Americans love movies. From Charlie Chaplin to XXX the film industry has evolved into a half trillion dollar business and still growing. The recent Lord of the Rings trilogy has garnered nearly $3 Billion worldwide! We follow the exploits of actors and their relationships in print. We become fans and collect the video portrayals of our favorite actors and actresses in any variety of roles.

Several daily shows are dedicated to ‘inside Hollywood’. Once regarded as pariahs, actors have now become role models for generations of fans. They start trends and introduce fashions. They sell us everything and anything in the marketplace. They are the voices of cartoon creatures and some even aspire to political office where they encounter real power. 

What is it about movies? Why are moviemakers always able to ‘get us’? Why do the same scenarios of love lost and love found continue to move us? Why are we suckers for scenes of reconciliation and retribution? They thrill us, they please us, and they terrorize; they humor us with the same plots over and over again! Are we so emotionally starved?

Years ago (and of course way before mass media) the story was one method of conveying such collective experience as was accumulated. There was no standard method of notation and every culture contrived its' own.
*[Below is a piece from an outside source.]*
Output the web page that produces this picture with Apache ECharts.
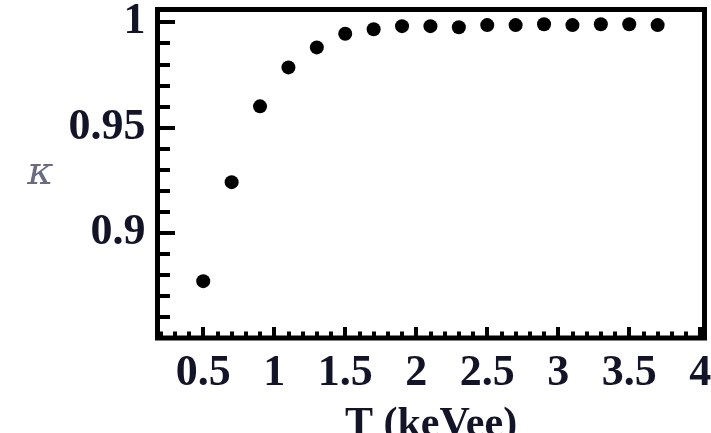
<!DOCTYPE html>
<html>
<head>
<meta charset="utf-8">
<script src="https://cdn.jsdelivr.net/npm/echarts@6/dist/echarts.min.js"></script>
<style>
  html, body { margin: 0; padding: 0; background: #fff; }
  #chart { width: 711px; height: 433px; }
</style>
</head>
<body>
<div id="chart"></div>
<script>
// Measured kappa against recoil energy T (keVee)
const energy = [0.5, 0.7, 0.9, 1.1, 1.3, 1.5, 1.7, 1.9, 2.1, 2.3, 2.5, 2.7, 2.9, 3.1, 3.3, 3.5, 3.7];
const kappa = [0.877, 0.924, 0.960, 0.9785, 0.988, 0.9945, 0.9966, 0.9981, 0.9981, 0.9976, 0.9986, 0.9986, 0.999, 0.9986, 0.999, 0.999, 0.9986];

// Tick positions and labels
const xMajorTicks = [0.5, 1, 1.5, 2, 2.5, 3, 3.5, 4];
const xMinorTicks = [0.2, 0.3, 0.4, 0.6, 0.7, 0.8, 0.9, 1.1, 1.2, 1.3, 1.4, 1.6, 1.7, 1.8, 1.9,
                     2.1, 2.2, 2.3, 2.4, 2.6, 2.7, 2.8, 2.9, 3.1, 3.2, 3.3, 3.4, 3.6, 3.7, 3.8, 3.9];
const yMajorTicks = [0.9, 0.95, 1];
const yMinorTicks = [0.86, 0.87, 0.88, 0.89, 0.91, 0.92, 0.93, 0.94, 0.96, 0.97, 0.98, 0.99];

const X_MIN = 0.178, X_MAX = 4.03;
const Y_MIN = 0.85, Y_MAX = 1.006;

const labelFont = {
  fontFamily: 'Liberation Serif',
  fontWeight: 'bold',
  fontSize: 44,
  color: '#141428'
};

function tickAxis(base, ticks, len, showLabels, labelOpts) {
  return Object.assign({
    type: 'value',
    gridIndex: 0,
    axisLine: { show: false },
    splitLine: { show: false },
    axisTick: {
      show: true, inside: true, length: len, customValues: ticks,
      lineStyle: { color: '#000', width: 4 }
    },
    axisLabel: showLabels
      ? Object.assign({ customValues: ticks }, labelFont, labelOpts)
      : { show: false }
  }, base);
}

const chart = echarts.init(document.getElementById('chart'), null, { renderer: 'canvas' });

chart.setOption({
  animation: false,
  backgroundColor: '#fff',
  grid: {
    left: 157.5, top: 9.5, right: 6.5, bottom: 95,
    outerBoundsMode: 'none',
    containLabel: false,
    show: true,
    borderColor: '#000',
    borderWidth: 5,
    backgroundColor: 'transparent'
  },
  xAxis: [
    tickAxis({
      min: X_MIN, max: X_MAX, position: 'bottom',
      name: 'T (keVee)',
      nameLocation: 'middle',
      nameGap: 66,
      nameTextStyle: {
        fontFamily: 'Liberation Serif', fontWeight: 'bold', fontSize: 42, color: '#141428'
      }
    }, xMajorTicks, 11, true, { margin: 14 }),
    tickAxis({ min: X_MIN, max: X_MAX, position: 'bottom' }, xMinorTicks, 6.5, false)
  ],
  yAxis: [
    tickAxis({
      min: Y_MIN, max: Y_MAX, position: 'left',
      name: 'κ',
      nameLocation: 'middle',
      nameRotate: 0,
      nameGap: 104,
      nameTextStyle: {
        fontFamily: 'DejaVu Serif', fontStyle: 'italic', fontSize: 40, color: '#6a6a80'
      }
    }, yMajorTicks, 17.5, true, { margin: 12 }),
    tickAxis({ min: Y_MIN, max: Y_MAX, position: 'left' }, yMinorTicks, 12.5, false)
  ],
  series: [{
    type: 'scatter',
    xAxisIndex: 0,
    yAxisIndex: 0,
    symbol: 'circle',
    symbolSize: 14,
    itemStyle: { color: '#000', opacity: 1 },
    data: energy.map((t, i) => [t, kappa[i]])
  }]
});
</script>
</body>
</html>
Listeners were able to relive the tale of an ancestor and hopefully to learn from ‘their’ experience. It was of course entertaining but it also had the true task of delivering essential information.

The village storyteller was in many ways a teacher and renowned for the wisdom they had assimilated by understanding the past. They were healers and counselors and / or judges. Perhaps they were the 'history majors' of that day. Remembering history keeps the stories alive for the next generation. No doubt these tails delivered a goodly amount of misinformation as well! As you are aware stories grow in the telling hence the mythology of Greece and Rome.

Stories had to keep pace with the growing sophistication of listeners. With the advent of media tools, the story has taken on a great dimension. Drama has evolved into an educated pursuit. Orchestral music and song have combined with special effects to make the impossible seem acceptable. Indeed if you were to ask any author today they would tell you that the two most engaging responsibilities of a writer is to make the normal and average seem exotic and new, while the fantastic and the implausible must become common place and everyday!

The biggest difference these days is that so many stories are truly pointless. Seldom do contemporary stories convey the same quality of information as past generations. Many films are designed solely as vehicles to show off a personable star presence. Filmmakers have abandoned or even ‘run out’ of worthy literature and have begun to rely upon contrived plots often revolving around a nugget of special effect technology.

Even Steven Spielberg has remarked that 'filmmakers would do well to rekindle their romance with the written word'. Nearly all of the great literary works have been committed to film (perhaps more than once) and we already know that a best seller is likely to become a movie as well. Our love of stories is truly insatiable!

Americans love movies! In Japan it has been said that America is only good for music and movies. Films can often fashion our deepest fears and our greatest hopes into some kind of ethereal reality. They provide us with options both subtle and gross. So powerful in fact is this medium that the music video has elevated truly terrible music into pop stardom. Go figure!